Viewing 8 replies - 1 through 8 (of 8 total)
  • Ambyomoron

    (@josiah-s-carberry)

    I think there are five types of cases that should help you decide if the risk is significant:

    1. The visitor is a legitimate member who entered the password correctly the first time
    2. The visitor is a legitimate member who made an error in entering the password, but entered the correct password immediately thereafter
    3. The visitor is a hacker who guessed a password on the first attempt
    4. The visitor is a hacker who knew someone else’s password by illegitimate means
    5. The visitor is a hacker who guessed the password before reaching the limit set by Wordfence

    Discussion:
    a. You cannot know the difference between 1 and 3. However, if you enforce the quality of the passwords, the probability of 3 is so low that you probably should not be concerned
    b. The only way you can know if this is the case is if the legitimate member complains. The only thing you can do to mitigate the risk is the require regular password changes or the require 2FA. Otherwise, it is not your problem (unless it was your site that was hacked to discover the password!)
    c. Mitigation for case 5 is the same as a. (see above)

    Conclusion: Given the huge number of different random passwords possible, the mere increase of attacks, going from say 1 a month to 1000 a month means that maybe it will take dozens of years to figure out a single password via brute force, as opposed to hundreds of years. So I wouldn’t worry about that. If your members are stupid about choosing passwords that are easy to guess, it is hard to protect them from themselves, but enforcing password policies (complexity, regular changes, 2FA) makes the tradeoff between security and ease of use. Lastly, if you yourself have NOT followed all best practices in hardening your site, then you should be concerned, no matter how many attacks you see.

    Thread Starter andyward75

    (@andyward75)

    Thanks for that. It isn’t much of a “blog” type site and so not a lot of users that need to login. These were all attempts, as far as I can see, that failed. They were all using admin, test and similar user ids which I don’t allow.

    So far, it doesn’t look like any attempt has been successful and I would like to keep it that way.

    Ambyomoron

    (@josiah-s-carberry)

    It is perhaps unusual that you hadn’t been getting that sort of attack. Join the club.

    I have personally set Wordfence to immediately block non-existent usernames and some obvious ones like “admin”, which does not exist. My site has just over 120 users who do not log in much. If Wordfence alerts me that user X has been blocked, I check if I have a user with roughly similar name and if existent, I unblock them, because I know they mis-typed it. With obvious usernames like admin not being there, attempts are mostly with non-existent usernames. Most fake & non-existent users have usernames that appear fake and mass-generated.

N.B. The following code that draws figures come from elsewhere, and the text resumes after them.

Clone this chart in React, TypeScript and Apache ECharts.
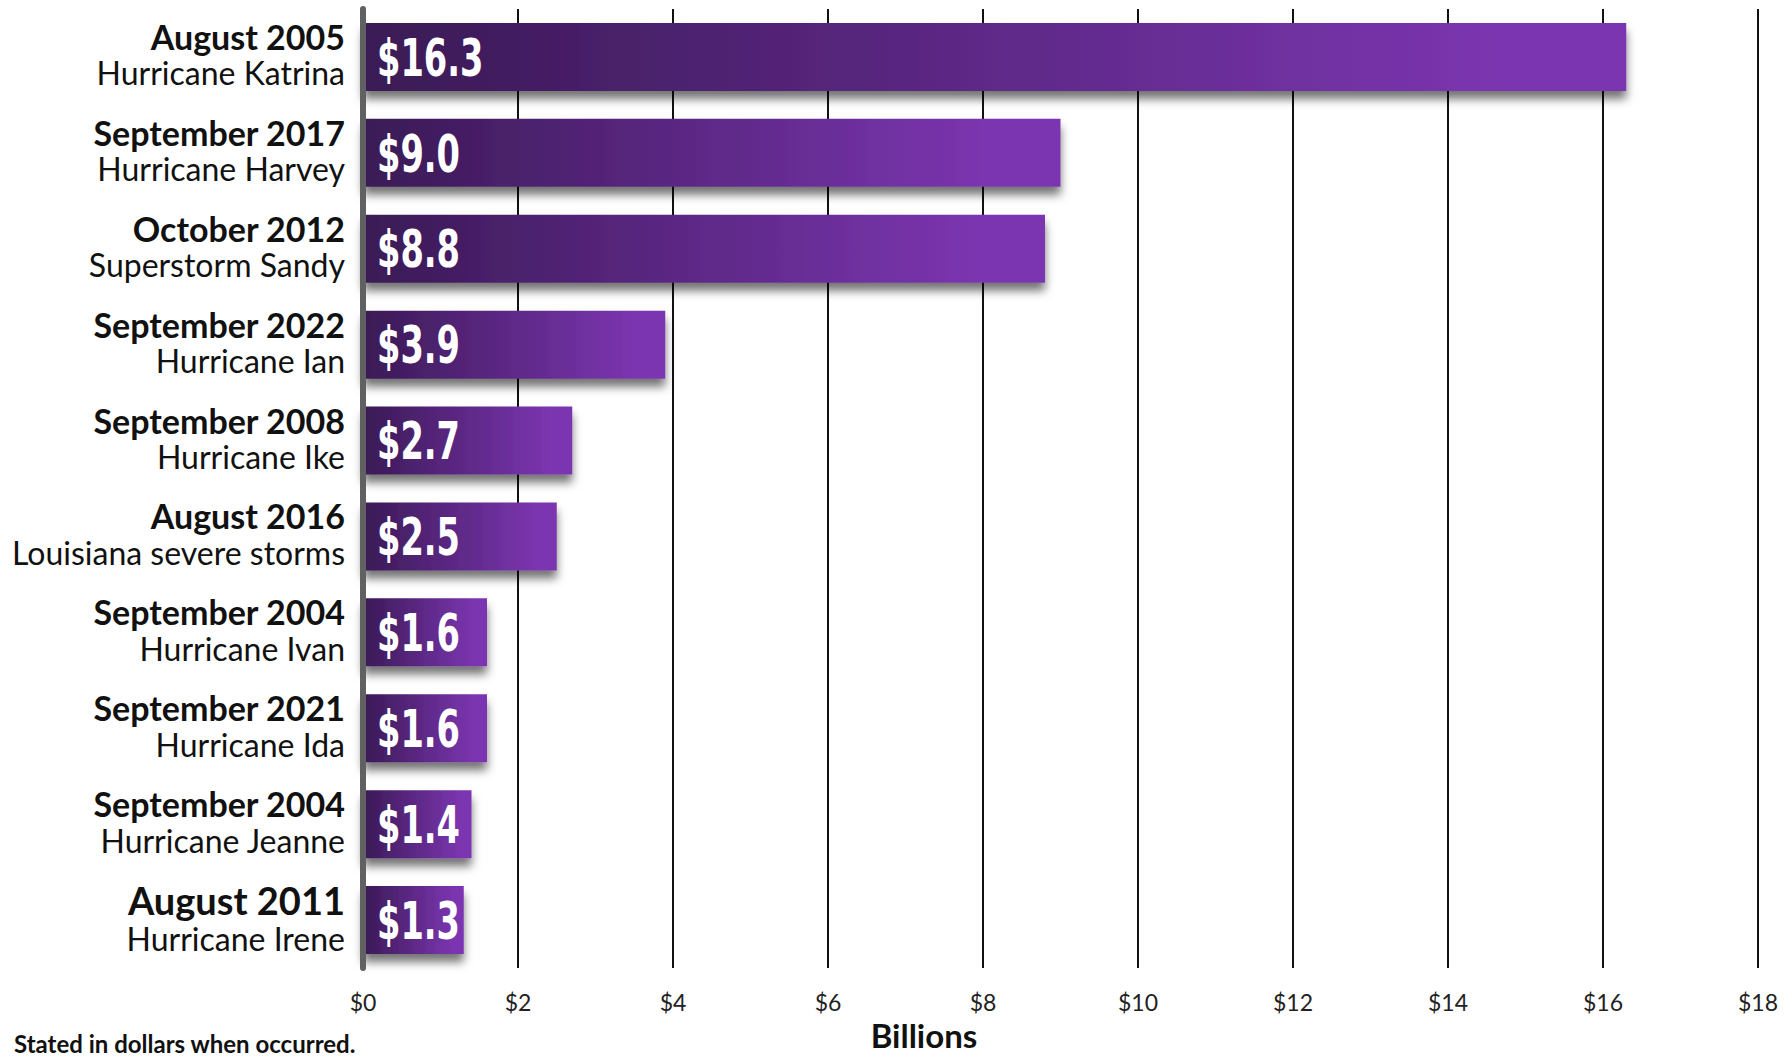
import React, { useEffect, useRef } from "react";
import * as echarts from "echarts";

const dates = [
  "August 2005",
  "September 2017",
  "October 2012",
  "September 2022",
  "September 2008",
  "August 2016",
  "September 2004",
  "September 2021",
  "September 2004",
  "August 2011",
];
const events = [
  "Hurricane Katrina",
  "Hurricane Harvey",
  "Superstorm Sandy",
  "Hurricane Ian",
  "Hurricane Ike",
  "Louisiana severe storms",
  "Hurricane Ivan",
  "Hurricane Ida",
  "Hurricane Jeanne",
  "Hurricane Irene",
];
const values = [16.3, 9.0, 8.8, 3.9, 2.7, 2.5, 1.6, 1.6, 1.4, 1.3];
const axisTitle = "Billions";
const footnote = "Stated in dollars when occurred.";

export default function App() {
  const ref = useRef<HTMLDivElement>(null);
  useEffect(() => {
    document.body.style.margin = "0";
    const chart = echarts.init(ref.current!, undefined, { renderer: "svg" });
    const grad = new echarts.graphic.LinearGradient(0, 0, 1, 0, [
      { offset: 0, color: "#3a1a55" },
      { offset: 0.9, color: "#7b35b0" },
      { offset: 1, color: "#7b35b0" },
    ]);
    chart.setOption({
      animation: false,
      backgroundColor: "#ffffff",
      grid: { left: 363, right: 31, top: 9, bottom: 89, containLabel: false },
      xAxis: {
        type: "value",
        min: 0,
        max: 18,
        interval: 2,
        axisLine: { show: false },
        axisTick: { show: false },
        axisLabel: {
          formatter: (v: number) => "$" + v,
          fontFamily: "Lato",
          fontSize: 23,
          color: "#222",
          margin: 22,
        },
        splitLine: { show: true, lineStyle: { color: "#111", width: 2 } },
      },
      yAxis: {
        type: "category",
        data: dates,
        inverse: true,
        z: 3,
        axisLine: { show: true, lineStyle: { color: "#616161", width: 6 } },
        axisTick: { show: false },
        axisLabel: {
          margin: 18,
          align: "right",
          padding: [0, 0, 5, 0],
          formatter: (v: string, i: number) =>
            (i === 9 ? "{bb|" : "{b|") + v + "}\n{r|" + events[i] + "}",
          rich: {
            b: {
              fontFamily: "Lato",
              fontWeight: "bold",
              fontSize: 34,
              color: "#111",
              lineHeight: 37,
              align: "right",
            },
            bb: {
              fontFamily: "Lato",
              fontWeight: "bold",
              fontSize: 38,
              color: "#111",
              lineHeight: 42,
              align: "right",
            },
            r: {
              fontFamily: "Lato",
              fontSize: 32,
              color: "#111",
              lineHeight: 36,
              align: "right",
            },
          },
        },
        splitLine: { show: false },
      },
      series: [
        {
          type: "bar",
          data: values,
          barWidth: 68,
          itemStyle: {
            color: grad,
            shadowBlur: 10,
            shadowColor: "rgba(0,0,0,0.55)",
            shadowOffsetX: 0,
            shadowOffsetY: 8,
          },
        },
        {
          type: "custom",
          z: 4,
          data: values.map((v, i) => [v, i]),
          encode: { x: 0, y: 1 },
          renderItem: (params: any, api: any) => {
            const v = api.value(0);
            const pt = api.coord([0, api.value(1)]);
            return {
              type: "text",
              x: pt[0] + 14,
              y: pt[1] + 1,
              scaleX: 0.66,
              style: {
                text: "$" + Number(v).toFixed(1),
                fill: "#ffffff",
                fontFamily: "DejaVu Sans",
                fontWeight: "bold",
                fontSize: 51,
                textAlign: "left",
                textVerticalAlign: "middle",
                shadowColor: "rgba(0,0,0,0.45)",
                shadowBlur: 4,
                shadowOffsetX: 2,
                shadowOffsetY: 2,
              },
            };
          },
        },
      ],
      graphic: [
        {
          type: "text",
          x: 924,
          y: 1035,
          style: {
            text: axisTitle,
            fontFamily: "Lato",
            fontWeight: "bold",
            fontSize: 33,
            lineHeight: 33,
            fill: "#111",
            textAlign: "center",
            textVerticalAlign: "middle",
          },
        },
        {
          type: "text",
          x: 14,
          y: 1043,
          style: {
            text: footnote,
            fontFamily: "Lato",
            fontWeight: "bold",
            fontSize: 24,
            fill: "#111",
            textAlign: "left",
            textVerticalAlign: "middle",
          },
        },
      ],
    });
    return () => chart.dispose();
  }, []);
  return <div ref={ref} style={{ width: 1789, height: 1057 }} />;
}
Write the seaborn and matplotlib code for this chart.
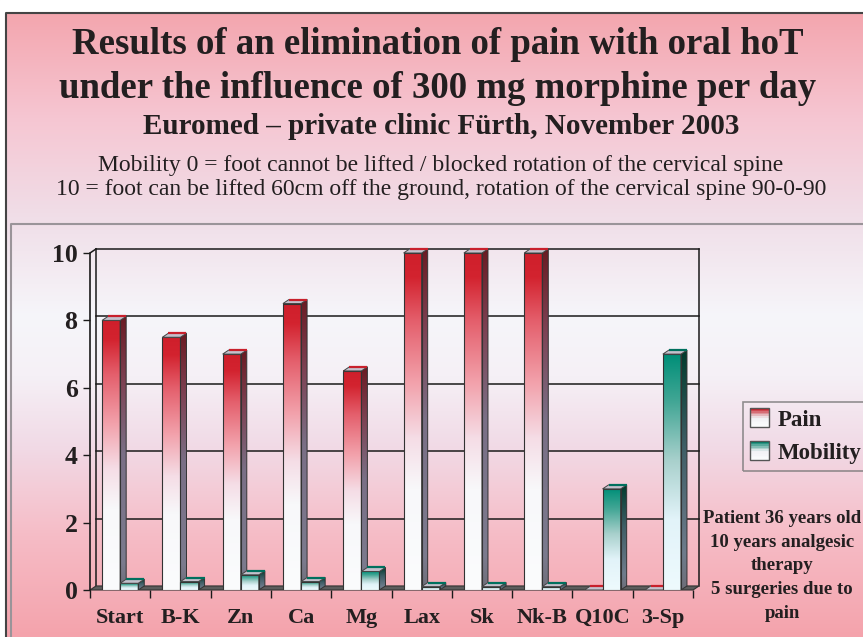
import numpy as np
import pandas as pd
import matplotlib
matplotlib.use("Agg")
import matplotlib.pyplot as plt
from matplotlib.patches import Polygon, Rectangle
from matplotlib.legend_handler import HandlerBase
import seaborn as sns

plt.rcParams["font.family"] = ["Liberation Serif", "DejaVu Serif"]

# ---------------------------------------------------------------------
# DATA
# ---------------------------------------------------------------------
categories = ["Start", "B-K", "Zn", "Ca", "Mg", "Lax", "Sk", "Nk-B", "Q10C", "3-Sp"]
pain = [8, 7.5, 7, 8.5, 6.5, 10, 10, 10, 0, 0]
mobility = [0.2, 0.25, 0.45, 0.25, 0.55, 0.1, 0.1, 0.1, 3, 7]
series = ["Pain", "Mobility"]
yticks = [0, 2, 4, 6, 8, 10]

title_lines = ["Results of an elimination of pain with oral hoT",
               "under the influence of 300 mg morphine per day"]
subtitle = "Euromed \u2013 private clinic F\u00fcrth, November 2003"
note_lines = ["Mobility 0 = foot cannot be lifted / blocked rotation of the cervical spine",
              "10 = foot can be lifted 60cm off the ground, rotation of the cervical spine 90-0-90"]
patient_text = "Patient 36 years old\n10 years analgesic\ntherapy\n5 surgeries due to\npain"

df = pd.DataFrame({
    "category": categories * 2,
    "value": pain + mobility,
    "series": ["Pain"] * len(categories) + ["Mobility"] * len(categories),
})

# colour stops (fraction of bar height -> colour)
FRONT = {
    "Pain": [(0.0, "#fbfcfd"), (0.3, "#f8f8fa"), (0.45, "#f5dde6"), (0.62, "#f2a0aa"),
             (0.8, "#e45f6c"), (0.93, "#d3232f"), (1.0, "#cf1f2b")],
    "Mobility": [(0.0, "#eefafd"), (0.3, "#e2f3f9"), (0.55, "#a8d0cc"), (0.8, "#42a695"),
                 (1.0, "#008f78")],
}
SIDE = {
    "Pain": [(0.0, "#6e6e78"), (0.1, "#7c7b8e"), (0.5, "#7a6f86"), (0.75, "#7e4456"), (1.0, "#6a1a22")],
    "Mobility": [(0.0, "#6e6e78"), (0.15, "#6f7c8c"), (0.6, "#3f5e66"), (1.0, "#003a2c")],
}
EDGE_TOP = {"Pain": "#c8202c", "Mobility": "#00705e"}
LEGEND_TOP = {"Pain": "#c8202c", "Mobility": "#00806a"}

DX, DY = 0.1, 0.12   # depth offset in data units


def grad(stops, n=256):
    pos = np.array([s[0] for s in stops])
    cols = np.array([matplotlib.colors.to_rgb(s[1]) for s in stops])
    t = np.linspace(0, 1, n)
    arr = np.stack([np.interp(t, pos, cols[:, k]) for k in range(3)], axis=-1)
    return arr[:, None, :]


W, H = 863, 637
fig = plt.figure(figsize=(W / 100, H / 100), dpi=100)

# ---------------------------------------------------------------------
# BACKGROUND PANEL
# ---------------------------------------------------------------------
bg = fig.add_axes([0, 0, 1, 1])
bg.set_xlim(0, W)
bg.set_ylim(H, 0)
bg.axis("off")
bg_stops = [(0, "#f4a3ac"), (100 / H, "#f6bcc6"), (190 / H, "#f1dae6"), (260 / H, "#f5f0f6"),
            (320 / H, "#f6f6fa"), (420 / H, "#f0dee8"), (520 / H, "#f6c6d2"), (1.0, "#f3a2aa")]
bg.imshow(grad(bg_stops)[::-1], extent=[0, W, H, 0], aspect="auto", zorder=0)
bg.add_patch(Rectangle((0, 0), W, 12, color="white", zorder=1))
bg.add_patch(Rectangle((0, 0), 5, H, color="white", zorder=1))
bg.plot([5.5, 5.5, W], [H, 12.5, 12.5], color="#444444", lw=1.5, zorder=2)
bg.plot([11, 11, W], [H, 224, 224], color="#9a9499", lw=1.5, zorder=2)

cx = 438
bg.text(cx, 45, title_lines[0], ha="center", va="center", fontsize=26.5, fontweight="bold", color="#231f20")
bg.text(cx, 88, title_lines[1], ha="center", va="center", fontsize=26.5, fontweight="bold", color="#231f20")
bg.text(cx + 3, 127, subtitle, ha="center", va="center", fontsize=21, fontweight="bold", color="#231f20")
bg.text(cx + 3, 165, note_lines[0], ha="center", va="center", fontsize=17, color="#231f20")
bg.text(cx + 3, 190, note_lines[1], ha="center", va="center", fontsize=17, color="#231f20")
bg.text(782, 566, patient_text, ha="center", va="center", fontsize=13.5, fontweight="bold",
        color="#231f20", linespacing=1.52)

# ---------------------------------------------------------------------
# MAIN CHART
# ---------------------------------------------------------------------
px_per_unit = 33.7
ymax = 10.5
ax = fig.add_axes([90 / W, (H - 590) / H, 603 / W, ymax * px_per_unit / H])
ax.set_zorder(2)
ax.patch.set_alpha(0)

sns.barplot(data=df, x="category", y="value", hue="series", order=categories,
            hue_order=series, width=0.6, errorbar=None, legend=False, ax=ax,
            palette=["#cf1f2b", "#008f78"])

for k, (name, cont) in enumerate(zip(series, ax.containers)):
    z = 3 + k
    for rect in cont.patches:
        x0 = rect.get_x()
        w = rect.get_width()
        h = rect.get_height()
        x1 = x0 + w
        rect.set_visible(False)
        if h > 0:
            ax.imshow(grad(FRONT[name]), origin="lower", extent=[x0, x1, 0, h],
                      aspect="auto", interpolation="bilinear", zorder=z)
            ax.add_patch(Rectangle((x0, 0), w, h, facecolor="none", edgecolor="#333333",
                                   lw=0.8, zorder=z + 0.05))
            side = Polygon([(x1, 0), (x1 + DX, DY), (x1 + DX, h + DY), (x1, h)], closed=True,
                           facecolor="none", edgecolor="#333333", lw=0.7, zorder=z + 0.06)
            ax.add_patch(side)
            im = ax.imshow(grad(SIDE[name]), origin="lower", extent=[x1, x1 + DX, 0, h + DY],
                           aspect="auto", interpolation="bilinear", zorder=z + 0.01)
            im.set_clip_path(side)
        top = Polygon([(x0, h), (x1, h), (x1 + DX, h + DY), (x0 + DX, h + DY)], closed=True,
                      facecolor="#c4c0cc", edgecolor="#444444", lw=0.7, zorder=z + 0.07)
        ax.add_patch(top)
        ax.plot([x0 + DX, x1 + DX], [h + DY, h + DY], color=EDGE_TOP[name], lw=1.6,
                zorder=z + 0.08, solid_capstyle="butt")

xl, xr = -0.5, len(categories) - 0.5
ax.set_xlim(xl, xr)
ax.set_ylim(0, ymax)

# back wall grid, floor and frame
for v in yticks[1:]:
    ax.plot([xl + DX, xr + DX], [v + DY, v + DY], color="#1a1a1a", lw=1.1, zorder=1,
            clip_on=False)
ax.plot([xl + DX, xl + DX], [DY, yticks[-1] + DY], color="#1a1a1a", lw=1.1, zorder=1)
ax.plot([xr + DX, xr + DX], [DY, yticks[-1] + DY], color="#1a1a1a", lw=1.1, zorder=1,
        clip_on=False)
ax.plot([xl, xl + DX], [yticks[-1], yticks[-1] + DY], color="#1a1a1a", lw=1.1, zorder=1)
ax.add_patch(Polygon([(xl, 0), (xr, 0), (xr + DX, DY), (xl + DX, DY)], closed=True,
                     facecolor="#5c5c5c", edgecolor="#333333", lw=0.8, zorder=1.5,
                     clip_on=False))

for s in ["top", "right", "bottom"]:
    ax.spines[s].set_visible(False)
ax.spines["left"].set_bounds(0, yticks[-1])
ax.spines["left"].set_linewidth(1.2)
ax.spines["left"].set_color("#1a1a1a")

ax.set_yticks(yticks)
ax.set_yticklabels([str(t) for t in yticks], fontsize=18.5, fontweight="bold", color="#231f20")
ax.tick_params(axis="y", length=5, width=1, pad=4, color="#1a1a1a")
ax.set_xticks(range(len(categories)))
ax.set_xticklabels(categories, fontsize=16, fontweight="bold", color="#231f20")
ax.set_xticks(np.arange(len(categories) + 1) - 0.5, minor=True)
ax.tick_params(axis="x", which="major", length=0, pad=13)
ax.tick_params(axis="x", which="minor", length=6, width=1, color="#1a1a1a")
ax.set_xlabel("")
ax.set_ylabel("")


# ---------------------------------------------------------------------
# LEGEND with gradient squares
# ---------------------------------------------------------------------
class GradHandler(HandlerBase):
    def __init__(self, name):
        super().__init__()
        self.name = name

    def create_artists(self, legend, orig_handle, xdescent, ydescent, width, height,
                       fontsize, trans):
        side = height * 1.1
        x0 = -xdescent + (width - side) / 2
        y0 = -ydescent - 0.05 * height
        cols = grad([(0, "#fbfcfd"), (0.5, "#f0f0f4"), (1, LEGEND_TOP[self.name])], n=12)[:, 0, :]
        arts = []
        n = len(cols)
        for i, c in enumerate(cols):
            arts.append(Rectangle((x0, y0 + i * side / n), side, side / n + 0.3,
                                  facecolor=c, edgecolor="none", transform=trans))
        arts.append(Rectangle((x0, y0), side, side, facecolor="none", edgecolor="#555555",
                              lw=1, transform=trans))
        return arts


handles = [Rectangle((0, 0), 1, 1) for _ in series]
leg = fig.legend(handles, series, loc="upper left", bbox_to_anchor=(743 / W, 1 - 402 / H),
                 handler_map={h: GradHandler(n) for h, n in zip(handles, series)},
                 frameon=True, fancybox=False, borderaxespad=0, handlelength=0.85,
                 handleheight=0.8, handletextpad=0.35, labelspacing=0.5, borderpad=0.3,
                 prop={"size": 16.5, "weight": "bold"})
leg.get_frame().set_edgecolor("#777777")
leg.get_frame().set_facecolor("none")
leg.get_frame().set_linewidth(1.2)
for t in leg.get_texts():
    t.set_color("#231f20")

fig.savefig("out.png", dpi=100)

    There are seasons when you have many daily active attempts, brute force attempts once in a while, but sometimes several weeks with none, like of late. I have however added lots security plugins, sometimes duplicating functionality, just because I have been frustrated at times. Another plague was sending emails supposedly from contact form, in spite of recaptcha, etc, although the cretins do not get registered by Statcounter as having visited the site. That has currently totally subsided.

    If you have set site to have anyone registering, you just have to reckon with criminals using bots trying to log in or reset pWs, with ever changing IPs, sometimes with same usernames, etc.

    • This reply was modified 5 years, 1 month ago by xprt007.
    Thread Starter andyward75

    (@andyward75)

    Thanks for that. All makes sense

    One more thing:
    I do not know if other people do that, but I always check out the list of usernames/IPs blocked by Wordfence now & then in the settings, select all and for all non-existent ones, which are 99.9%, I set the blockade to permanent. That way, I think over the last year or more probably thousands have been ultimately kept out. Some usernames you note have made dozens if not more attempts by then, probably over a long time.

    Hi @andyward75,

    As your blog gains more popularity, so do the amount of bots who have visibility to your website.

    These bots send out hundreds of requests a day to random wordpress sites to see if they can get in.

    The best thing you can do for your site is…

    1. Enforce secure passwords for administrators (optimally with 2FA)
    2. Immediately block IPs of logins with invalid usernames
    3. Set a low threshold for incorrect password / reset password attempts

    Dave

    Thread Starter andyward75

    (@andyward75)

    OK, thanks for that. I do all the above apart from 2FA. I will look into that as well.

    Many Thanks to all who have responded. Most helpful.